Part of what I tried to do was to show that the Bible itself contains images of horror. I looked at the following passages: Jeremiah 9.20-22; Ezekiel 9.1-11 (esp. vv. 5-8); Ezekiel 16.1-43; Revelation 14.9-12, 14-20. Many of these are set in the context of idolatry. We grow comfortable with our God-dishonoring ways and the biblical portrait of the radical evil of rejecting the living God is needed. There are also a number of texts speaking about cannibalism: Deuteronomy 28.53; 2 Kings 6.28-29; Jeremiah 19.9; Lamentations 2.20; 4.10; Ezekiel 5.10. I also spoke of a few texts in Proverbs linking illicit sex with the images of destruction: Proverbs 7.1-27; 9.13-18.
Here a few quotations from Godawa's An Apologetic of Horror:
The prophet Daniel wrote horror literature, based on images and drama pitched by God to him in Babylon. Not only did God turn the blaspheming king Nebuchadnezzar into an insane wolfman to humble his idolatrous pride (Dan. 4), but He storyboarded horror epics for kings Belshazzar and Darius as allegories of the historical battle between good and evil to come. Huge hybrid carnivorous monsters come out of the sea like Godzilla, one of them with large fangs and ravishing claws to devour, crush, and trample over the earth (7:1–8) until it is slain and its flesh roasted in fire (7:11); there are blasphemous sacrileges causing horror (8:13), including an abomination of desolation (9:26–27); angels and demons engaging in spiritual warfare (10:13); rivers of fire (7:10); deep impact comets and meteors colliding with the earth, Armageddon style (8:10); wars, desolation, and complete destruction (9:26-27). The book of Daniel reads like God’s own horror film festival.
The book of Revelation is an epic horror fantasy sequel to Daniel, complete with science fiction special effects, and spectacles of horror darker than anything in a David Cronenberg Grand Guignol theater of blood. In this apocalyptic prophecy we read of a huge demonic spectacle of genetically mutated monsters chasing and tormenting scream ing people (9:1–11); armies of bizarre beasts wreaking death and destruction on the masses (9:13–18); a demonic dragon chasing a woman with the intent to eat her child (12:3–4); a seven-headed amphibious Hydra with horns that blasphemes God and draws pagan idol worship from everyone on earth (13:1–10); massive famines (6:8); gross outbreaks of rotting sores covering people’s bodies (16:2); plagues of demonic insects torturing populations (9:1–11); fire-breathing Griffon-like creatures (9:17); supernatural warfare of angels and demons (12:7); the dragging of rotting corpses through the streets while people party over them (11:7–13); rivers and seas of blood (14:20; 16:3); a blaspheming harlot doing the deed with kings and merchants (17:1-5) who then turn on her, strip her naked, burn her with fire, and cannibalize her (17:16); more famines, pestilence, and plagues (18:8); and when the good guys win, there is a mighty feast of vultures scavenging the flesh of kings and commanders in victory (19:17–18). And I might add, this all gives glory to God in the highest.

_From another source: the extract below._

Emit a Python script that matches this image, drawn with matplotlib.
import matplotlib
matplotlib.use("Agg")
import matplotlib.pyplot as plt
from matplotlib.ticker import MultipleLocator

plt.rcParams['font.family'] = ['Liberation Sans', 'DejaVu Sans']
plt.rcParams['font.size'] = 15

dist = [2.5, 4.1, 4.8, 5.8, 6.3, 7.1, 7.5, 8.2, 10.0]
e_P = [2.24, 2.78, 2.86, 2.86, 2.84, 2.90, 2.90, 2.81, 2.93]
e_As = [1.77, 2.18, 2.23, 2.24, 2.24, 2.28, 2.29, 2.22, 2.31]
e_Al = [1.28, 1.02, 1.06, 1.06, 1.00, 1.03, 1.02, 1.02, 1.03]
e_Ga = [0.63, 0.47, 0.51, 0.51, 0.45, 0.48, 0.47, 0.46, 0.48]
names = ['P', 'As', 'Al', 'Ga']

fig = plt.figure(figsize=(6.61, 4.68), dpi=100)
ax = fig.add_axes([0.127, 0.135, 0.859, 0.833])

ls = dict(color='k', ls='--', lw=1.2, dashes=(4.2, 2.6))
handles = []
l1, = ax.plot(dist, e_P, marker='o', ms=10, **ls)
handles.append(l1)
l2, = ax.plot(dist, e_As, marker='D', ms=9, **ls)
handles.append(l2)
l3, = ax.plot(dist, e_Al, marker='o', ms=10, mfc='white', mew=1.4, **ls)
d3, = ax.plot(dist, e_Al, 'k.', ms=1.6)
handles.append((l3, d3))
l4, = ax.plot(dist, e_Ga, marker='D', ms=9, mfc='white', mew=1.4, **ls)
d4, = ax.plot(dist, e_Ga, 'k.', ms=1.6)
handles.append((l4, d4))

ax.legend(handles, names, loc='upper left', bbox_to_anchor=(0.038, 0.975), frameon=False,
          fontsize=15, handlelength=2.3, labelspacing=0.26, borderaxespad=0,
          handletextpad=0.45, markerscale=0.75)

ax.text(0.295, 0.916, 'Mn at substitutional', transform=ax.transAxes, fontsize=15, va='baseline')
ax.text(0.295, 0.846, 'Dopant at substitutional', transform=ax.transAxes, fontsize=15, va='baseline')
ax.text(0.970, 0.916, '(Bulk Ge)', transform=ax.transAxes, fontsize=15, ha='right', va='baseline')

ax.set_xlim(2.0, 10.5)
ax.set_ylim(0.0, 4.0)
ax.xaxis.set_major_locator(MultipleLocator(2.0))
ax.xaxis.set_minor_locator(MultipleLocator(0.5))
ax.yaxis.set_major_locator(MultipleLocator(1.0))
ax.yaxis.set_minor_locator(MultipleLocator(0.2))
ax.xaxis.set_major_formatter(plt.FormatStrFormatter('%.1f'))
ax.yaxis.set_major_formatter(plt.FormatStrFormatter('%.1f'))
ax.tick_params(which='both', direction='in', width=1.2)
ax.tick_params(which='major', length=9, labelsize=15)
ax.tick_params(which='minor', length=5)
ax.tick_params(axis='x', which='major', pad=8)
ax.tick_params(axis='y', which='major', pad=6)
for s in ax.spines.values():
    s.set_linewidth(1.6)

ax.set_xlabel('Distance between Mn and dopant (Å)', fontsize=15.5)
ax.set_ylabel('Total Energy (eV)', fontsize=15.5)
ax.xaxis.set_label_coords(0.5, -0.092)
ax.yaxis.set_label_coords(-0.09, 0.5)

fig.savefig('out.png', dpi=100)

This is exactly the tactic God uses with his prophets under both Old and New Covenants. God uses horrific explicit images in order to put up a mirror to cultures of social injustice and spiritual defilement. God used gang rape of a harlot and dismemberment of her body as a metaphor of Israel’s spiritual apostasy (Ezek. 16, 23), and the resurrection of skeletal remains as a symbol for the restoration of his people within the covenant (Ezek. 37). Our holy, loving, kind, and good God also used the following horror images to visually depict cultural decay and social injustice: skinning bodies and cannibalism (Mic. 3:1–3); Frankenstein replacement of necrotic body parts (Ezek. 11:19); cannibalism (Ezek. 36:13–14; Ps. 27:2; Prov. 30:14; Jer. 19:9; Zech 11:9); vampirism (2 Sam. 23:17; Rev. 16:6); cannibals and vampires together (Ezek. 39:18–19); rotting flesh (Lam 3:4; 4:8; Ps. 31:9–10; 38:2–8; Ezek. 24:3, 33:10; Zech 14:12); buckets of blood across the land (Ezek. 9:9, 22:2–4); man-eating beasts devouring people and flesh (Ezek. 19:1-8; 22:25, 27; 29:3; Dan. 7:5; Jer. 50:17); crushing and trampling bodies and grinding faces (Amos 4:1; 8:4; Isa. 3:15); and bloody murdering hands (Isa. 1:15, 59:3; Mic. 7:2–3). Horror is a strongly biblical medium for God’s social commentary.